▶ Requirements
Every line of the records must be repeated exactly; pictures stay out.
-- Begin Task input --
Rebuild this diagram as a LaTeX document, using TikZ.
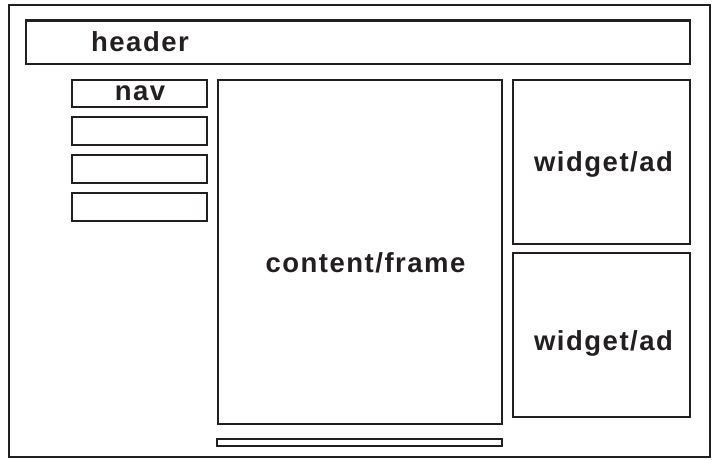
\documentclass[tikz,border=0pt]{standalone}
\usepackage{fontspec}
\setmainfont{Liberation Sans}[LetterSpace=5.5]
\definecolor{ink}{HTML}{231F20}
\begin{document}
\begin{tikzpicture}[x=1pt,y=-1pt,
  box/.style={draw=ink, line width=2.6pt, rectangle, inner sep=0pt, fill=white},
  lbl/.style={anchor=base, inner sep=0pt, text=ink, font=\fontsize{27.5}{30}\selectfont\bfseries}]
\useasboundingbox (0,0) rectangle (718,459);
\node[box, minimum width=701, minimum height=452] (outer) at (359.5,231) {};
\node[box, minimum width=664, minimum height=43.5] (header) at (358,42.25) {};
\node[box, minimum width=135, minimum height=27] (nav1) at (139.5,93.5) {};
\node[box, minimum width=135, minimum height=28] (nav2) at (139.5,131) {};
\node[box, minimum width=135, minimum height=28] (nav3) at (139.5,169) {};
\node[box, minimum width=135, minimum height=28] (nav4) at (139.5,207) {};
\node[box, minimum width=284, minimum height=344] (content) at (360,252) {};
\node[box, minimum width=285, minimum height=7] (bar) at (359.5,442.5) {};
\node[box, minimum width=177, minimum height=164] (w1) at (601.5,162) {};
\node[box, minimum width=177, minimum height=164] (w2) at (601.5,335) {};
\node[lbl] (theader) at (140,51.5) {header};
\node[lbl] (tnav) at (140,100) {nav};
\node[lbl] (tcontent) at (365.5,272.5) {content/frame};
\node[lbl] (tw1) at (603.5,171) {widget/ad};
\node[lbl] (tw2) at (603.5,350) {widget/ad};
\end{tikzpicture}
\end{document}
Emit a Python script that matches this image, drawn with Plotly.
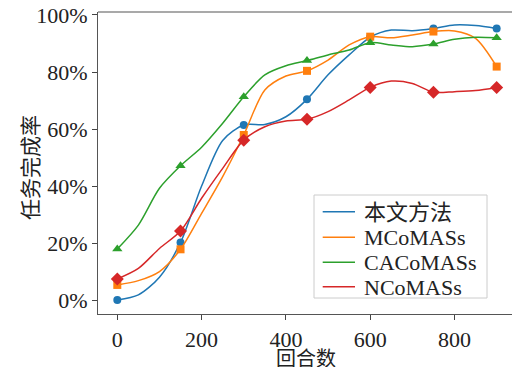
-- End Task input --
▶ Response to the task
Rebuild this diagram as a LaTeX document, using TikZ.
\documentclass[tikz,border=0pt]{standalone}
\usepackage{fontspec}
\setmainfont{Liberation Sans}[LetterSpace=5.5]
\definecolor{ink}{HTML}{231F20}
\begin{document}
\begin{tikzpicture}[x=1pt,y=-1pt,
  box/.style={draw=ink, line width=2.6pt, rectangle, inner sep=0pt, fill=white},
  lbl/.style={anchor=base, inner sep=0pt, text=ink, font=\fontsize{27.5}{30}\selectfont\bfseries}]
\useasboundingbox (0,0) rectangle (718,459);
\node[box, minimum width=701, minimum height=452] (outer) at (359.5,231) {};
\node[box, minimum width=664, minimum height=43.5] (header) at (358,42.25) {};
\node[box, minimum width=135, minimum height=27] (nav1) at (139.5,93.5) {};
\node[box, minimum width=135, minimum height=28] (nav2) at (139.5,131) {};
\node[box, minimum width=135, minimum height=28] (nav3) at (139.5,169) {};
\node[box, minimum width=135, minimum height=28] (nav4) at (139.5,207) {};
\node[box, minimum width=284, minimum height=344] (content) at (360,252) {};
\node[box, minimum width=285, minimum height=7] (bar) at (359.5,442.5) {};
\node[box, minimum width=177, minimum height=164] (w1) at (601.5,162) {};
\node[box, minimum width=177, minimum height=164] (w2) at (601.5,335) {};
\node[lbl] (theader) at (140,51.5) {header};
\node[lbl] (tnav) at (140,100) {nav};
\node[lbl] (tcontent) at (365.5,272.5) {content/frame};
\node[lbl] (tw1) at (603.5,171) {widget/ad};
\node[lbl] (tw2) at (603.5,350) {widget/ad};
\end{tikzpicture}
\end{document}
Emit a Python script that matches this image, drawn with Plotly.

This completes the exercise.